The best thing that I think this novel does best is blend the light romance and the heavy crime and escape aspects to where it’s a more gender neutral novel. Both guys and girls will really enjoy it.

Rating: 4 Stars / 5 Stars

The Program Book Review

The Program by Suzanne Young

Series: Program, Book 1

Published: April 30, 2013

Publisher: Simon Pulse

Pages: 416

Synopsis:

In Sloane’s world, true feelings are forbidden, teen suicide is an epidemic, and the only solution is The Program.

Sloane knows better than to cry in front of anyone. With suicide now an international epidemic, one outburst could land her in The Program, the only proven course of treatment. Sloane’s parents have already lost one child; Sloane knows they’ll do anything to keep her alive. She also knows that everyone who’s been through The Program returns as a blank slate. Because their depression is gone—but so are their memories.

Under constant surveillance at home and at school, Sloane puts on a brave face and keeps her feelings buried as deep as she can. The only person Sloane can be herself with is James. He’s promised to keep them both safe and out of treatment, and Sloane knows their love is strong enough to withstand anything. But despite the promises they made to each other, it’s getting harder to hide the truth. They are both growing weaker. Depression is setting in. And The Program is coming for them.

My Thoughts:

With all of the dystopian books being published lately, it’s hard to find one that is unique and I really click with. This one was one of those. Even though it is a dystopian, the world felt real. I could imagine the teenage suicide epidemic and The Program being things that could happen in the very near future.

Reading The Program was a serious emotional ride. I cried and screamed in frustration many times while reading. The story is really depressing, but so good that I couldn’t put it down.

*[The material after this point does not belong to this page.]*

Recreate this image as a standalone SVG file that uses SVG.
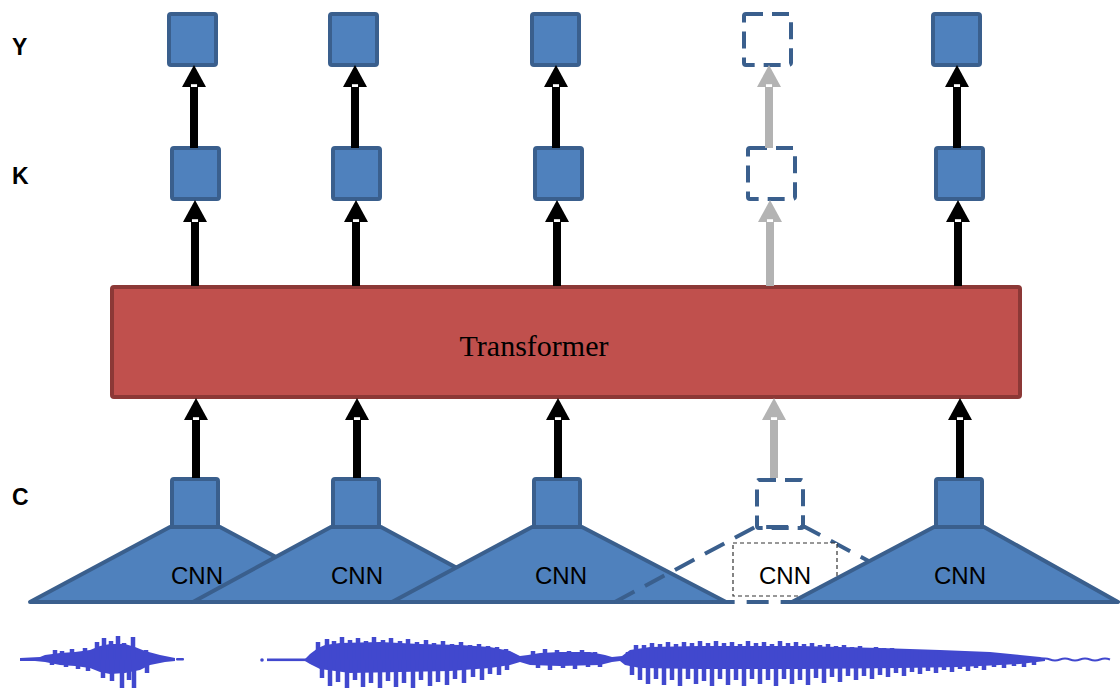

The romance was amazing. I loved reading their story of falling in love, and the way that they interact and support each other was very real and mature. The way that the author wrote all of the relationships so intense and real is what made the story depressing. When the characters were separated or something tragic happened to them it felt so depressing reading about it because I was connected to the characters and their relationships.

The plot was also much more complex than I had anticipated. There were so many plot twists and revelations that I had no idea who to trust, who was really who they said they were, or what to even believe. I did not predict nearly half or what happened, and the ending especially took me by surprise. There is a huge cliff hanger, and I can not wait for the next book to come out so I can see what happens.

Overall this book was just amazing. I loved every single aspect of it, and highly recommend it to anyone looking for a great and original dystopian read that has a great romance.